Le legs du droit de suite par l’artiste

Alors que le droit de suite ne pouvait être l’objet d’un legs de par son caractère inaliénable, la loi du 7 juillet 2016 a reconnu le droit pour l’artiste de le transmettre par voie testamentaire. Les dispositions nouvelles n’en suscitent pas moins diverses interrogations auxquelles il appartiendra certainement à la jurisprudence de répondre.

Le droit de suite est défini par l’article L122-8 du Code de la propriété intellectuelle comme un droit inaliénable de participation au produit de toute vente d’une œuvre graphique ou plastique après la première cession opérée par l’auteur ou par ses ayants droit, lorsque intervient en tant que vendeur, acheteur ou intermédiaire un professionnel du marché de l’art.

Il octroie ainsi à l’artiste ou à ses héritiers la perception d’une rémunération, au fur et à mesure des reventes successives de l’œuvre par un professionnel du marché de l’art, sous forme de pourcentage sur le prix de vente lorsqu’il dépasse 750 euros [1].

Ce droit de première importance pour les artistes et leurs ayants droits était jusque récemment l’objet d’une inaliénabilité totale, interdisant ainsi l’artiste de le transmettre par voie testamentaire.

La loi n° 2016-925 du 7 juillet 2016 relative à la liberté de la création, à l’architecture et au patrimoine est venue remettre en cause ce principe en autorisant désormais l’artiste à le léguer, par exemple à une fondation contrairement à ce qu’avait retenue la jurisprudence jusqu’alors [2].

Il s’agit des nouvelles dispositions de l’article L123-7, I du Code de la propriété intellectuelle aux termes desquelles :

« Après le décès de l’auteur, le droit de suite mentionné à l’article L122-8 subsiste au profit de ses héritiers et, pour l’usufruit prévu à l’article L123-6, de son conjoint, pendant l’année civile en cours et les soixante-dix années suivantes. Sous réserve des droits des descendants et du conjoint survivant non divorcé, l’auteur peut transmettre le droit de suite par legs. En l’absence d’héritier et de legs du droit de suite, ce dernier revient au légataire universel ou, à défaut, au détenteur du droit moral ».

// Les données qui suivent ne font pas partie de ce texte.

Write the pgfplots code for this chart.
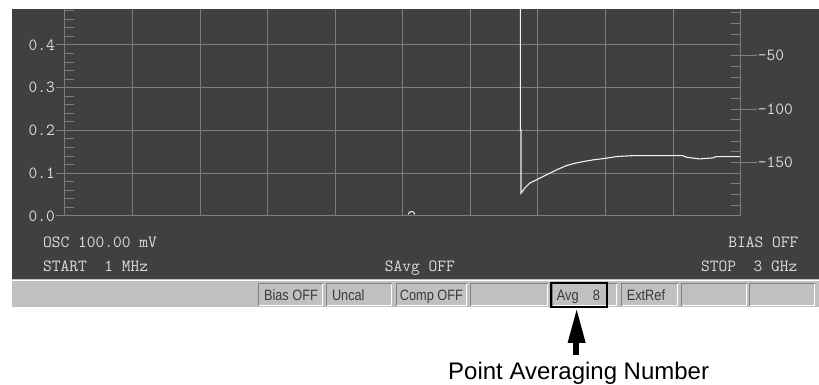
\documentclass[border=0pt]{standalone}
\usepackage{fontspec}
\usepackage{pgfplots}
\pgfplotsset{compat=1.18}
\newfontfamily\sbfont[FakeStretch=0.85]{Liberation Sans}
\newfontfamily\lsans{Liberation Sans}
\definecolor{bgdark}{HTML}{404040}
\definecolor{gridc}{HTML}{7E7E7E}
\definecolor{txtc}{HTML}{DCDCDC}
\definecolor{tracec}{HTML}{F2F2F2}
\definecolor{barc}{HTML}{C0C0C0}
\definecolor{edgedark}{HTML}{808080}
\definecolor{bartxt}{HTML}{3A3A3A}
\newcommand{\dispfont}{\fontsize{17bp}{17bp}\selectfont\ttfamily}
\newcommand{\barfont}{\sbfont\fontsize{15bp}{15bp}\selectfont}
\pgfdeclareplotmark{arcup}{%
  \pgfpathmoveto{\pgfpoint{-3.2bp}{-1.5bp}}%
  \pgfpathcurveto{\pgfpoint{-3.2bp}{2.4bp}}{\pgfpoint{3.2bp}{2.4bp}}{\pgfpoint{3.2bp}{-1.5bp}}%
  \pgfusepathqstroke}
\begin{document}
\begin{tikzpicture}
\begin{scope}[x=1bp,y=-1bp]
\path[use as bounding box] (0,0) rectangle (819,385);
\fill[white] (0,0) rectangle (819,385);
\fill[bgdark] (12,9) rectangle (819,279);
\end{scope}
% left axis
\begin{axis}[
  at={(65bp,-216bp)}, anchor=south west,
  width=676bp, height=207bp, scale only axis,
  xmin=0, xmax=10, ymin=0, ymax=0.4842,
  axis x line*=bottom, axis y line*=left,
  axis line style={draw=gridc, line width=1bp},
  xtick={0,1,...,10}, xticklabels={},
  ytick={0,0.1,0.2,0.3,0.4},
  yticklabels={0.0,0.1,0.2,0.3,0.4},
  grid=major,
  major grid style={draw=gridc, line width=1bp},
  tick style={draw=gridc, line width=1bp},
  xtick style={draw=none},
  tick align=outside, major tick length=9bp,
  extra y ticks={0.02,0.04,0.06,0.08,0.12,0.14,0.16,0.18,0.22,0.24,0.26,0.28,0.32,0.34,0.36,0.38,0.42,0.44,0.46,0.48},
  extra y tick labels={},
  extra y tick style={grid=none, tick align=inside, major tick length=9bp},
  yticklabel style={font=\dispfont, text=txtc, anchor=east, inner sep=0pt, xshift=-1bp},
  /pgf/number format/assume math mode=true,
]
\addplot[tracec, line width=1.1bp] coordinates {
(6.741,0.60) (6.741,0.201) (6.750,0.201) (6.750,0.053) (6.765,0.056)
(6.805,0.0648) (6.879,0.0765) (6.978,0.0842) (7.075,0.092) (7.175,0.0998)
(7.297,0.109) (7.422,0.1177) (7.544,0.123) (7.667,0.127) (7.815,0.131)
(8.013,0.135) (8.161,0.1388) (8.407,0.141) (9.146,0.141) (9.197,0.1373)
(9.393,0.1333) (9.590,0.1357) (9.641,0.1388) (10,0.1388)
};
\addplot[tracec, line width=1bp, only marks, mark=arcup] coordinates {(5.13,0.007)};
\end{axis}
% right axis
\begin{axis}[
  at={(65bp,-216bp)}, anchor=south west,
  width=676bp, height=207bp, scale only axis,
  xmin=0, xmax=10, ymin=-200, ymax=-6.3,
  axis x line=none, axis y line*=right,
  axis line style={draw=gridc, line width=1bp},
  ytick={-190,-180,...,-10},
  yticklabels={},
  tick style={draw=gridc, line width=1bp},
  tick align=inside, major tick length=10bp,
  extra y ticks={-150,-100,-50},
  extra y tick labels={{-150},{-100},{-50}},
  extra y tick style={tick align=outside, major tick length=16bp},
  yticklabel style={font=\dispfont, text=txtc, anchor=west, inner sep=0pt, xshift=1bp},
  /pgf/number format/assume math mode=true,
]
\end{axis}
\begin{scope}[x=1bp,y=-1bp]
% lower display text
\node[anchor=base west, inner sep=0pt, font=\dispfont, text=txtc] at (43,248) {OSC 100.00 mV};
\node[anchor=base west, inner sep=0pt, font=\dispfont, text=txtc] at (43,272) {START\ \ 1 MHz};
\node[anchor=base west, inner sep=0pt, font=\dispfont, text=txtc] at (385,272) {SAvg OFF};
\node[anchor=base east, inner sep=0pt, font=\dispfont, text=txtc] at (799,248) {BIAS OFF};
\node[anchor=base east, inner sep=0pt, font=\dispfont, text=txtc] at (798,272) {STOP\ \ 3 GHz};
% status bar
\fill[barc] (12,279) rectangle (819,307);
\draw[white, line width=1bp] (12,280.5) -- (819,280.5);
\foreach \a/\b in {259/323,327/392,397/467,471/548,553/617,622/678,682/747,750/815} {
  \draw[edgedark, line width=1bp] (\a,306) -- (\a,284) -- (\b,284);
  \draw[white, line width=1bp] (\b,284) -- (\b,306) -- (\a,306);
}
\node[anchor=base west, inner sep=0pt, font=\barfont, text=bartxt] at (264,300.5) {Bias OFF};
\node[anchor=base west, inner sep=0pt, font=\barfont, text=bartxt] at (332,300.5) {Uncal};
\node[anchor=base west, inner sep=0pt, font=\barfont, text=bartxt] at (400,300.5) {Comp OFF};
\node[anchor=base west, inner sep=0pt, font=\barfont, text=bartxt] at (557,300.5) {Avg};
\node[anchor=base west, inner sep=0pt, font=\barfont, text=bartxt] at (593,300.5) {8};
\node[anchor=base west, inner sep=0pt, font=\barfont, text=bartxt] at (627,300.5) {ExtRef};
\draw[black, line width=2bp] (551,283) rectangle (607,307);
% arrow and caption
\fill[black] (577,310) -- (586,343) -- (568,343) -- cycle;
\fill[black] (573.7,342) rectangle (579.7,355);
\node[anchor=base, inner sep=0pt, font=\lsans\fontsize{24bp}{24bp}\selectfont] at (579,380) {Point Averaging Number};
\end{scope}
\end{tikzpicture}
\end{document}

Si de telles dispositions apparaissent particulièrement bien venues et ont d’ailleurs été saluées par nombre de professionnels, elles n’en ont pas moins suscité, et suscitent toujours, un certain nombre d’interrogations du fait du leur caractère peu explicite et de leur difficile articulation.

La principale controverse tient au fait de savoir si un legs du droit de suite serait ou non valide en présence d’héritier réservataire ou de conjoint survivant. Le nouveau texte énonce en effet que cela est sous réserve des droits de ceux-ci que le droit de suite peut être transmis par voie testamentaire.

Faut-il alors comprendre une telle condition comme visant la seule atteinte aux droits des héritiers réservataires et du conjoint survivant, soit à leur réserve héréditaire, ou comme excluant tout legs en présence de tels héritiers dont les droits seraient nécessairement diminués par un tel legs ?

Si la première interprétation pourrait être logique, au moins à partir d’une lecture littérale de l’alinéa 2 de l’article L123-7,I, précité, elle pourrait tout aussi bien être contredite par une analyse du texte pris dans son ensemble.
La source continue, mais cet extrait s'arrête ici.